DATA —
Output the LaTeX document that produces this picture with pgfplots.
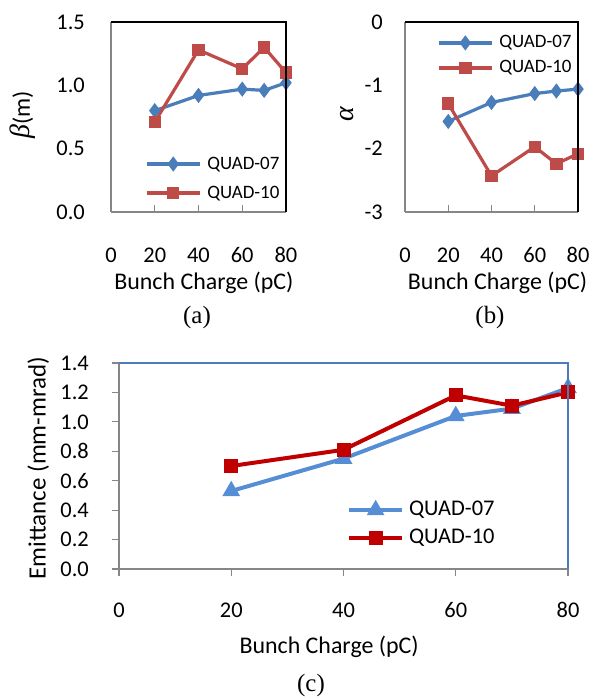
\documentclass[border=0pt]{standalone}
\usepackage{fontspec}
\setmainfont{Carlito}
\newfontfamily\serif{Liberation Serif}
\usepackage{pgfplots}
\pgfplotsset{compat=1.18}

\definecolor{bluea}{HTML}{4A7EBB}
\definecolor{reda}{HTML}{BE4B48}
\definecolor{bluec}{HTML}{558ED5}
\definecolor{redc}{HTML}{C00000}
\definecolor{axgray}{HTML}{868686}

\pgfplotsset{
  panel/.style={
    scale only axis,
    anchor=south west,
    xmin=0, xmax=80,
    xtick={0,20,40,60,80},
    axis x line*=bottom, axis y line*=left,
    axis line style={-, draw=axgray, line width=1.6bp},
    major tick length=7bp,
    /pgf/number format/assume math mode=true,
    tick label style={font=\fontsize{22.5}{25}\selectfont},
    xticklabel style={anchor=center, yshift=-43bp},
    label style={font=\fontsize{24}{28}\selectfont},
    legend cell align=left,
    legend image code/.code={
      \draw[mark repeat=2, mark phase=2, #1] plot coordinates {(0bp,0bp) (26.5bp,0bp) (53bp,0bp)};
    },
  },
  onedec/.style={
    yticklabel style={/pgf/number format/fixed, /pgf/number format/fixed zerofill,
      /pgf/number format/precision=1},
  },
}

\begin{document}
\begin{tikzpicture}
\path[use as bounding box] (0,0) rectangle (591bp,698bp);

% (a) beta
\begin{axis}[panel, onedec,
  at={(111bp,486bp)}, width=175bp, height=190bp,
  ymin=0, ymax=1.5, ytick={0,0.5,1,1.5},
  yticklabel style={anchor=east, inner sep=0pt, xshift=-26bp},
  xtick align=inside, xtick style={draw=axgray, line width=1.2bp},
  ytick style={draw=none},
  xlabel={Bunch Charge (pC)},
  xlabel style={at={(axis description cs:0.531,-0.374)}, anchor=center},
  ylabel={{\fontsize{28}{30}\selectfont\serif\itshape β}(m)},
  ylabel style={at={(axis description cs:-0.503,0.511)}, anchor=center},
  legend style={at={(axis description cs:0.177,0.176)}, anchor=west,
    draw=none, fill=none, font=\fontsize{19}{22}\selectfont, row sep=11bp,
    nodes={inner sep=0pt, text height=14bp, text depth=4bp},
    /tikz/every odd column/.append style={column sep=6bp}},
  after end axis/.code={
    \draw[black, line width=1.3bp] (rel axis cs:0,1) -- (rel axis cs:1,1) -- (rel axis cs:1,0);
  },
]
\addplot[bluea, line width=3.2bp, mark=diamond*, mark size=5bp] coordinates {
  (20,0.80) (40,0.92) (60,0.97) (70,0.96) (80,1.02)
};
\addplot[reda, line width=3.2bp, mark=square*, mark size=4.6bp] coordinates {
  (20,0.71) (40,1.28) (60,1.13) (70,1.30) (80,1.10)
};
\legend{QUAD-07, QUAD-10}
\end{axis}

% (b) alpha
\begin{axis}[panel,
  at={(405bp,486bp)}, width=173bp, height=190bp,
  ymin=-3, ymax=0, ytick={-3,-2,-1,0},
  yticklabel style={anchor=east, inner sep=0pt, xshift=-22bp},
  xtick align=inside, xtick style={draw=axgray, line width=1.2bp},
  ytick style={draw=none},
  xlabel={Bunch Charge (pC)},
  xlabel style={at={(axis description cs:0.535,-0.374)}, anchor=center},
  ylabel={{\fontsize{28}{30}\selectfont\serif\itshape α}},
  ylabel style={at={(axis description cs:-0.335,0.516)}, anchor=center},
  legend style={at={(axis description cs:0.168,0.824)}, anchor=west,
    draw=none, fill=none, font=\fontsize{19}{22}\selectfont, row sep=7bp,
    nodes={inner sep=0pt, text height=14bp, text depth=4bp},
    /tikz/every odd column/.append style={column sep=6bp}},
  after end axis/.code={
    \draw[black, line width=1.3bp] (rel axis cs:0,1) -- (rel axis cs:1,1) -- (rel axis cs:1,0);
  },
]
\addplot[bluea, line width=3.2bp, mark=diamond*, mark size=5bp] coordinates {
  (20,-1.57) (40,-1.27) (60,-1.13) (70,-1.09) (80,-1.06)
};
\addplot[reda, line width=3.2bp, mark=square*, mark size=4.6bp] coordinates {
  (20,-1.29) (40,-2.43) (60,-1.97) (70,-2.24) (80,-2.08)
};
\legend{QUAD-07, QUAD-10}
\end{axis}

% (c) emittance
\begin{axis}[panel, onedec,
  at={(119bp,129bp)}, width=449bp, height=206bp,
  ymin=0, ymax=1.4, ytick={0,0.2,...,1.4},
  yticklabel style={anchor=east, inner sep=0pt, xshift=-23bp},
  xticklabel style={yshift=9bp},
  tick align=outside, tick style={draw=axgray, line width=1.2bp},
  xlabel={Bunch Charge (pC)},
  xlabel style={at={(axis description cs:0.468,-0.379)}, anchor=center},
  ylabel={Emittance (mm-mrad)},
  ylabel style={at={(axis description cs:-0.180,0.490)}, anchor=center, font=\fontsize{25}{28}\selectfont},
  legend style={at={(axis description cs:0.501,0.218)}, anchor=west,
    draw=none, fill=none, font=\fontsize{22.5}{25}\selectfont, row sep=8bp,
    nodes={inner sep=0pt, text height=15bp, text depth=5bp},
    /tikz/every odd column/.append style={column sep=5bp}},
  after end axis/.code={
    \draw[bluea, line width=1.3bp] (rel axis cs:0,1) -- (rel axis cs:1,1) -- (rel axis cs:1,0);
  },
]
\addplot[bluec, line width=4bp, mark=triangle*, mark size=6.3bp] coordinates {
  (20,0.53) (40,0.75) (60,1.04) (70,1.09) (80,1.23)
};
\addplot[redc, line width=4bp, mark=square*, mark size=5bp] coordinates {
  (20,0.70) (40,0.81) (60,1.18) (70,1.11) (80,1.20)
};
\legend{QUAD-07, QUAD-10}
\end{axis}

\node[font=\fontsize{25}{28}\selectfont\serif] at (197bp,380bp) {(a)};
\node[font=\fontsize{25}{28}\selectfont\serif] at (490bp,380bp) {(b)};
\node[font=\fontsize{25}{28}\selectfont\serif] at (311bp,12bp) {(c)};
\end{tikzpicture}
\end{document}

WRITTEN INSTRUCTION —
Quote the full listing above word for word; exclude every picture from the copy.

COMPLETE ANSWER —
Output the LaTeX document that produces this picture with pgfplots.
\documentclass[border=0pt]{standalone}
\usepackage{fontspec}
\setmainfont{Carlito}
\newfontfamily\serif{Liberation Serif}
\usepackage{pgfplots}
\pgfplotsset{compat=1.18}

\definecolor{bluea}{HTML}{4A7EBB}
\definecolor{reda}{HTML}{BE4B48}
\definecolor{bluec}{HTML}{558ED5}
\definecolor{redc}{HTML}{C00000}
\definecolor{axgray}{HTML}{868686}

\pgfplotsset{
  panel/.style={
    scale only axis,
    anchor=south west,
    xmin=0, xmax=80,
    xtick={0,20,40,60,80},
    axis x line*=bottom, axis y line*=left,
    axis line style={-, draw=axgray, line width=1.6bp},
    major tick length=7bp,
    /pgf/number format/assume math mode=true,
    tick label style={font=\fontsize{22.5}{25}\selectfont},
    xticklabel style={anchor=center, yshift=-43bp},
    label style={font=\fontsize{24}{28}\selectfont},
    legend cell align=left,
    legend image code/.code={
      \draw[mark repeat=2, mark phase=2, #1] plot coordinates {(0bp,0bp) (26.5bp,0bp) (53bp,0bp)};
    },
  },
  onedec/.style={
    yticklabel style={/pgf/number format/fixed, /pgf/number format/fixed zerofill,
      /pgf/number format/precision=1},
  },
}

\begin{document}
\begin{tikzpicture}
\path[use as bounding box] (0,0) rectangle (591bp,698bp);

% (a) beta
\begin{axis}[panel, onedec,
  at={(111bp,486bp)}, width=175bp, height=190bp,
  ymin=0, ymax=1.5, ytick={0,0.5,1,1.5},
  yticklabel style={anchor=east, inner sep=0pt, xshift=-26bp},
  xtick align=inside, xtick style={draw=axgray, line width=1.2bp},
  ytick style={draw=none},
  xlabel={Bunch Charge (pC)},
  xlabel style={at={(axis description cs:0.531,-0.374)}, anchor=center},
  ylabel={{\fontsize{28}{30}\selectfont\serif\itshape β}(m)},
  ylabel style={at={(axis description cs:-0.503,0.511)}, anchor=center},
  legend style={at={(axis description cs:0.177,0.176)}, anchor=west,
    draw=none, fill=none, font=\fontsize{19}{22}\selectfont, row sep=11bp,
    nodes={inner sep=0pt, text height=14bp, text depth=4bp},
    /tikz/every odd column/.append style={column sep=6bp}},
  after end axis/.code={
    \draw[black, line width=1.3bp] (rel axis cs:0,1) -- (rel axis cs:1,1) -- (rel axis cs:1,0);
  },
]
\addplot[bluea, line width=3.2bp, mark=diamond*, mark size=5bp] coordinates {
  (20,0.80) (40,0.92) (60,0.97) (70,0.96) (80,1.02)
};
\addplot[reda, line width=3.2bp, mark=square*, mark size=4.6bp] coordinates {
  (20,0.71) (40,1.28) (60,1.13) (70,1.30) (80,1.10)
};
\legend{QUAD-07, QUAD-10}
\end{axis}

% (b) alpha
\begin{axis}[panel,
  at={(405bp,486bp)}, width=173bp, height=190bp,
  ymin=-3, ymax=0, ytick={-3,-2,-1,0},
  yticklabel style={anchor=east, inner sep=0pt, xshift=-22bp},
  xtick align=inside, xtick style={draw=axgray, line width=1.2bp},
  ytick style={draw=none},
  xlabel={Bunch Charge (pC)},
  xlabel style={at={(axis description cs:0.535,-0.374)}, anchor=center},
  ylabel={{\fontsize{28}{30}\selectfont\serif\itshape α}},
  ylabel style={at={(axis description cs:-0.335,0.516)}, anchor=center},
  legend style={at={(axis description cs:0.168,0.824)}, anchor=west,
    draw=none, fill=none, font=\fontsize{19}{22}\selectfont, row sep=7bp,
    nodes={inner sep=0pt, text height=14bp, text depth=4bp},
    /tikz/every odd column/.append style={column sep=6bp}},
  after end axis/.code={
    \draw[black, line width=1.3bp] (rel axis cs:0,1) -- (rel axis cs:1,1) -- (rel axis cs:1,0);
  },
]
\addplot[bluea, line width=3.2bp, mark=diamond*, mark size=5bp] coordinates {
  (20,-1.57) (40,-1.27) (60,-1.13) (70,-1.09) (80,-1.06)
};
\addplot[reda, line width=3.2bp, mark=square*, mark size=4.6bp] coordinates {
  (20,-1.29) (40,-2.43) (60,-1.97) (70,-2.24) (80,-2.08)
};
\legend{QUAD-07, QUAD-10}
\end{axis}

% (c) emittance
\begin{axis}[panel, onedec,
  at={(119bp,129bp)}, width=449bp, height=206bp,
  ymin=0, ymax=1.4, ytick={0,0.2,...,1.4},
  yticklabel style={anchor=east, inner sep=0pt, xshift=-23bp},
  xticklabel style={yshift=9bp},
  tick align=outside, tick style={draw=axgray, line width=1.2bp},
  xlabel={Bunch Charge (pC)},
  xlabel style={at={(axis description cs:0.468,-0.379)}, anchor=center},
  ylabel={Emittance (mm-mrad)},
  ylabel style={at={(axis description cs:-0.180,0.490)}, anchor=center, font=\fontsize{25}{28}\selectfont},
  legend style={at={(axis description cs:0.501,0.218)}, anchor=west,
    draw=none, fill=none, font=\fontsize{22.5}{25}\selectfont, row sep=8bp,
    nodes={inner sep=0pt, text height=15bp, text depth=5bp},
    /tikz/every odd column/.append style={column sep=5bp}},
  after end axis/.code={
    \draw[bluea, line width=1.3bp] (rel axis cs:0,1) -- (rel axis cs:1,1) -- (rel axis cs:1,0);
  },
]
\addplot[bluec, line width=4bp, mark=triangle*, mark size=6.3bp] coordinates {
  (20,0.53) (40,0.75) (60,1.04) (70,1.09) (80,1.23)
};
\addplot[redc, line width=4bp, mark=square*, mark size=5bp] coordinates {
  (20,0.70) (40,0.81) (60,1.18) (70,1.11) (80,1.20)
};
\legend{QUAD-07, QUAD-10}
\end{axis}

\node[font=\fontsize{25}{28}\selectfont\serif] at (197bp,380bp) {(a)};
\node[font=\fontsize{25}{28}\selectfont\serif] at (490bp,380bp) {(b)};
\node[font=\fontsize{25}{28}\selectfont\serif] at (311bp,12bp) {(c)};
\end{tikzpicture}
\end{document}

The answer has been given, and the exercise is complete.